At the heart of the book is a very forlorn Snow White, hair now streaked with gray. She is in the clutches of grief, and has been stagnant here for a year. Prince Charming was quite a bit older than Snow, and she seems to have been completely unprepared for the eventual passing of her elderly husband. Their daughter, Princess Raven, has been turned aside so often that she has made an appointment to see her mother.

Wandering the halls of the castle, Snow finds herself in front of the magic mirror, who encourages her to find the strength within herself which she has had all along.

And here is where my issues with the story begin.

First of all, this book has a bit of an identity crisis. It starts as a smartly written young adult book, providing more detail to a much-loved story. Then it becomes a bit of an erotic novel, with Charming ever so slowly, gently, passionately and descriptively taking Snow's virginity. Then it has a bit of inspiration, providing the hint of a Christian metaphor with the line, "Where I have gone you cannot follow" (reference John 8:21 for a very similar statement by Jesus).

As you know, if you try to do too many things, you don't do any of them well. And that is the case here.

While the book is a very easy one to read, it was ultimately unsatisfying. I wanted more. For example, give me some background on why Arglist (whose name is German for malice or fraud - brilliant!) was so mean to Snow. Tell me more about how the dwarves knew Charming. Give me more meat on Snow and Charming between wedding and death.

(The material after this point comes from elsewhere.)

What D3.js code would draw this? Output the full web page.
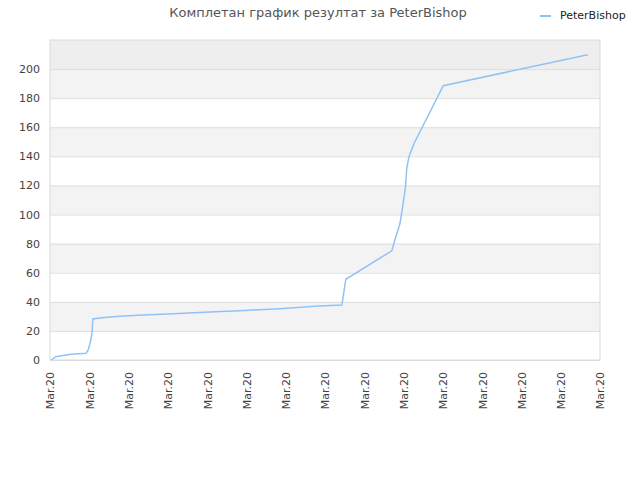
<!DOCTYPE html>
<html>
<head>
<meta charset="utf-8">
<script src="https://cdn.jsdelivr.net/npm/d3@7"></script>
<style>
  body { margin: 0; background: #fff; }
  svg text { font-family: "DejaVu Sans", sans-serif; }
</style>
</head>
<body>
<div id="chart"></div>
<script>
// x in tick units (0..14), all labelled "Mar.20"
const xPos = [0.03, 0.15, 0.53, 0.92, 0.97, 1.02, 1.07, 1.09, 1.32, 1.78, 2.24, 3.13, 4.07, 4.96, 5.85, 6.74, 7.43,
              7.53, 8.70, 8.78, 8.91, 8.99, 9.05, 9.08, 9.14, 9.26, 10.01, 13.69];
const scores = [0, 2.3, 3.9, 4.6, 6.9, 11.5, 18.3, 28.2, 29.1, 30, 30.7, 31.8, 33, 34.1, 35.3, 36.9, 37.8,
                55.5, 75.1, 82.5, 94, 107.7, 119, 131.8, 140, 148.5, 188.6, 209.9];
const xTickLabels = d3.range(15).map(() => "Mar.20");
const yTicks = [0, 20, 40, 60, 80, 100, 120, 140, 160, 180, 200];
const seriesName = "PeterBishop";
const title = "Комплетан график резултат за PeterBishop";

let fullWidth = 640, fullHeight = 480;
let margin = { top: 40, right: 40, bottom: 120, left: 50 };
let width = fullWidth - margin.left - margin.right;
let height = fullHeight - margin.top - margin.bottom;

let root = d3.select("#chart").append("svg")
    .attr("width", fullWidth)
    .attr("height", fullHeight);

let svg = root.append("g")
    .attr("transform", `translate(${margin.left},${margin.top})`);

let x = d3.scaleLinear().domain([0, 14]).range([0, width]);
let y = d3.scaleLinear().domain([0, 220]).range([height, 0]);

// alternating bands
let bands = d3.range(0, 220, 20);
svg.selectAll(".band")
    .data(bands)
    .enter()
    .append("rect")
    .attr("x", 0)
    .attr("width", width)
    .attr("y", d => y(d + 20))
    .attr("height", d => y(d) - y(d + 20))
    .attr("fill", d => d === 200 ? "#eeeeee" : (d / 20) % 2 === 1 ? "#f3f3f3" : "#ffffff");

// grid lines
svg.append("g")
    .call(d3.axisLeft(y).tickValues(yTicks).tickSize(-width).tickFormat(""))
    .call(g => g.select(".domain").remove())
    .selectAll("line")
    .attr("stroke", "#dddddd");

// frame
svg.append("rect")
    .attr("width", width)
    .attr("height", height)
    .attr("fill", "none")
    .attr("stroke", "#d9d9d9");

// y axis labels
svg.append("g")
    .call(d3.axisLeft(y).tickValues(yTicks).tickSize(0).tickPadding(10))
    .call(g => g.select(".domain").remove())
    .selectAll("text")
    .style("font-size", "11px")
    .style("fill", "#444");

// x axis labels
svg.append("g")
    .attr("transform", `translate(0,${height})`)
    .call(d3.axisBottom(x).tickValues(d3.range(15)).tickSize(0).tickFormat(i => xTickLabels[i]))
    .call(g => g.select(".domain").remove())
    .selectAll("text")
    .attr("transform", "rotate(-90)")
    .attr("text-anchor", "end")
    .attr("x", -12)
    .attr("y", 0)
    .attr("dy", "0.35em")
    .style("font-size", "11px")
    .style("fill", "#444");

// line
let line = d3.line()
    .x((d, i) => x(xPos[i]))
    .y(d => y(d));

svg.append("path")
    .datum(scores)
    .attr("fill", "none")
    .attr("stroke", "#90c3f5")
    .attr("stroke-width", 1.5)
    .attr("d", line);

// title
root.append("text")
    .attr("x", 318)
    .attr("y", 17)
    .attr("text-anchor", "middle")
    .style("font-size", "13px")
    .style("fill", "#555")
    .text(title);

// legend
root.append("line")
    .attr("x1", 540).attr("x2", 551)
    .attr("y1", 16).attr("y2", 16)
    .attr("stroke", "#90c3f5")
    .attr("stroke-width", 2);
root.append("text")
    .attr("x", 560)
    .attr("y", 19)
    .style("font-size", "11px")
    .style("fill", "#222")
    .text(seriesName);
</script>
</body>
</html>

And how did everyone react to Arglist dancing herself to death in fire-hot-poker shoes at the wedding reception? Does the author really want to portray Snow as a sensitive, malcontent with such fragile self-esteem that she would kill herself if she can't have a child? Honestly, she seemed too needy for Charming to tolerate. Have her stronger than that, or at least give us more glimpses into her past than the times she struggled. Give me more balance.

Overall, I recommend roughly 100 more pages of story; or a series, much like Gregory Maguire did with Oz. A book on Snow, Charming, Raven, the dwarves, and the mirror. THAT would be heaven!

I recommend only because it is short, and I think this author has potential.